Entre rayonnement régional et ambitions internationales
À mesure que l’Occitanie renforce ses coopérations décentralisées avec l’Afrique centrale, le Maghreb et l’océan Indien, Convivencia s’impose comme allié stratégique en matière de soft power. Les représentations diplomatiques, qu’il s’agisse du Burundi ou du Congo-Brazzaville, saluent régulièrement l’opportunité de rencontres informelles avec des acteurs culturels et économiques locaux. Loin de toute posture injonctive, le festival offre un cadre convivial pour évoquer, en filigrane, les enjeux de mobilité artistique, de propriété intellectuelle ou d’économie créative. Cette dimension feutrée n’éclipse pas l’exigence d’excellence technique : sonorisation soignée malgré les contraintes fluviales, sécurité coordonnée avec la préfecture, partenariats avec les CMA pour favoriser les circuits courts dans la restauration.
Perspectives : la puissance douce d’une lente navigation
Alors que s’esquissent les trente ans de l’événement, la direction de Convivencia œuvre déjà à l’élargissement de son périmètre. L’idée d’une route artistique reliant, à moyen terme, les canaux d’Europe méridionale aux voies navigables africaines est évoquée dans les couloirs du ministère de la Culture. En ce sens, le festival pourrait devenir un outil supplémentaire de la diplomatie européenne par la culture, favorisant des programmations croisées entre Toulouse, Dakar ou Brazzaville.
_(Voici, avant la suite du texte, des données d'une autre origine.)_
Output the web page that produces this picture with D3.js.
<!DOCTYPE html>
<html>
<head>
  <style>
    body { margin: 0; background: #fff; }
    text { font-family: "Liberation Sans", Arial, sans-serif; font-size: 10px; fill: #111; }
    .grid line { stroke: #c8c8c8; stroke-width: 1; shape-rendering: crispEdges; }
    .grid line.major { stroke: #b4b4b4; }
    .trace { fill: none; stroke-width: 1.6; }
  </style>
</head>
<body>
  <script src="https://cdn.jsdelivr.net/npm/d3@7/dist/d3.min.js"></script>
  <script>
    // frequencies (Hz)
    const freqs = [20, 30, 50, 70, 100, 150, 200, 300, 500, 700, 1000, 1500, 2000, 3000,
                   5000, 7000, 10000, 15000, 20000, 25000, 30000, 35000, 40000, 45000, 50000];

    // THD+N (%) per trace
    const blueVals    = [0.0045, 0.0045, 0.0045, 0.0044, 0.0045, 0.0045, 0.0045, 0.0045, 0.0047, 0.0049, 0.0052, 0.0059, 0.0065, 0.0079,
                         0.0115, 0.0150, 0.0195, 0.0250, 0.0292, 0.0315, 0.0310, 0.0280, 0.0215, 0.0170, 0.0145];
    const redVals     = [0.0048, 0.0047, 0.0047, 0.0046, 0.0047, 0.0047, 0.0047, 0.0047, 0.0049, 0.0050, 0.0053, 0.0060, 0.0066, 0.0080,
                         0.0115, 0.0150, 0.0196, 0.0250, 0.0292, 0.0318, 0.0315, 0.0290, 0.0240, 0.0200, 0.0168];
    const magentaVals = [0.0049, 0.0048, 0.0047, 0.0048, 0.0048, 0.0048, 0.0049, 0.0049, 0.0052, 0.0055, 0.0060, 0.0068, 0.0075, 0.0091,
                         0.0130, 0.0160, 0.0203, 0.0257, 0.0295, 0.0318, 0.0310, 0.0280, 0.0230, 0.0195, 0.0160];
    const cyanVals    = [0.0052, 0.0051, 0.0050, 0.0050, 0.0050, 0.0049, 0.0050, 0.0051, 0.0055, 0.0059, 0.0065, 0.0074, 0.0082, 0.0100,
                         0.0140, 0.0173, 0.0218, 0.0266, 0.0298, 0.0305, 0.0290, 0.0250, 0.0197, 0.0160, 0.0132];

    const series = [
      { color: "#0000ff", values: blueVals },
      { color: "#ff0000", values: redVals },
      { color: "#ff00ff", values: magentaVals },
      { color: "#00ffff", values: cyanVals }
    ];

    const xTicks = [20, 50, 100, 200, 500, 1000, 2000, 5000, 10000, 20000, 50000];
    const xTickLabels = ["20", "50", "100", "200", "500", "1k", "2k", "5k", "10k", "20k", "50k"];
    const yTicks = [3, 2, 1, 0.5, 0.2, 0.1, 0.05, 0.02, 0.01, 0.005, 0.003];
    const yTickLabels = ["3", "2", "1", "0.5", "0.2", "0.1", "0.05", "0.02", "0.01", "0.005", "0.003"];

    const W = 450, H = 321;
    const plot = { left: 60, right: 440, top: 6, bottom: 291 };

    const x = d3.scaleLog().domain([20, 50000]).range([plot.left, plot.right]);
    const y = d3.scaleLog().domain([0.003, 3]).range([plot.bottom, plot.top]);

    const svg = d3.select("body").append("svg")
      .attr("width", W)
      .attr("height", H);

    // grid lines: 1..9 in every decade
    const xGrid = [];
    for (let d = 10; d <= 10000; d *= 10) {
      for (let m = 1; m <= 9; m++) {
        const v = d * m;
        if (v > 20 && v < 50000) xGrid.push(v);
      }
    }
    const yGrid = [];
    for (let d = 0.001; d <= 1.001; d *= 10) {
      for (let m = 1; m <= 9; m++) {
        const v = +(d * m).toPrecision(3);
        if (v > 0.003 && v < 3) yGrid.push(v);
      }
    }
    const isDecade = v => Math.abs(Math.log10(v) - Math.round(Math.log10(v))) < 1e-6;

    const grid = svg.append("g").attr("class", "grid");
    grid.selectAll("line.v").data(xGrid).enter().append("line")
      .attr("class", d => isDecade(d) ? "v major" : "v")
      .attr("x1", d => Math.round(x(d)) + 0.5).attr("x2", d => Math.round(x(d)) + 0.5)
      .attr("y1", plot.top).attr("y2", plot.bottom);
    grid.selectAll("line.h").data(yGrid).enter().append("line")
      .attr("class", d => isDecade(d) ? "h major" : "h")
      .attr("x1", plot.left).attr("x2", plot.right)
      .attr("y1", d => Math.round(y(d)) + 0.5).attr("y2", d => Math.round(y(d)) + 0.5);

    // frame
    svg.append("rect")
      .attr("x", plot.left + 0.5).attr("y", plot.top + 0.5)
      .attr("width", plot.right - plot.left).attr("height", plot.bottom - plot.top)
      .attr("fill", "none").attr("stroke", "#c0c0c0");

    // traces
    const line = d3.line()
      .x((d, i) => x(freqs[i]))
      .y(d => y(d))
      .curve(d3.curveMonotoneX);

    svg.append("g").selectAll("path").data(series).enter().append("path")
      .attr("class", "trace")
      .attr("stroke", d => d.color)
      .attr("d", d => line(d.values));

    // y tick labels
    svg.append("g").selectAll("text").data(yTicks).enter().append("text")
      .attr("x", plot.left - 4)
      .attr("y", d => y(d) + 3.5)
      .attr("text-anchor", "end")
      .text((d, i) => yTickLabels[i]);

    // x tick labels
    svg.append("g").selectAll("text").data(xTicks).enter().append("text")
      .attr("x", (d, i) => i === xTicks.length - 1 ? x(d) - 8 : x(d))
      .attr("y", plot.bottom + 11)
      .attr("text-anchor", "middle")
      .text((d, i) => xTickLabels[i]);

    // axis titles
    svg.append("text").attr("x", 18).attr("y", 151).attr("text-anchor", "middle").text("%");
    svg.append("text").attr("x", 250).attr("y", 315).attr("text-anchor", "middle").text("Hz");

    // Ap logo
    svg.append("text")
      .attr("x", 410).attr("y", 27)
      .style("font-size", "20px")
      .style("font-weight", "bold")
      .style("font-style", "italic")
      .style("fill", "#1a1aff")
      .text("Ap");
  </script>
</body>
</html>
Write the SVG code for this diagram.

Si les incertitudes budgétaires restent réelles, la solidité du modèle associatif et le soutien croissant de fondations privées offrent des marges de manœuvre. À l’issue de chaque escale, le Canal du Midi retrouve son calme séculaire, mais les résonances de ces rencontres persistent, rappelant que le dialogue des peuples, comme l’eau, finit toujours par tracer son chemin.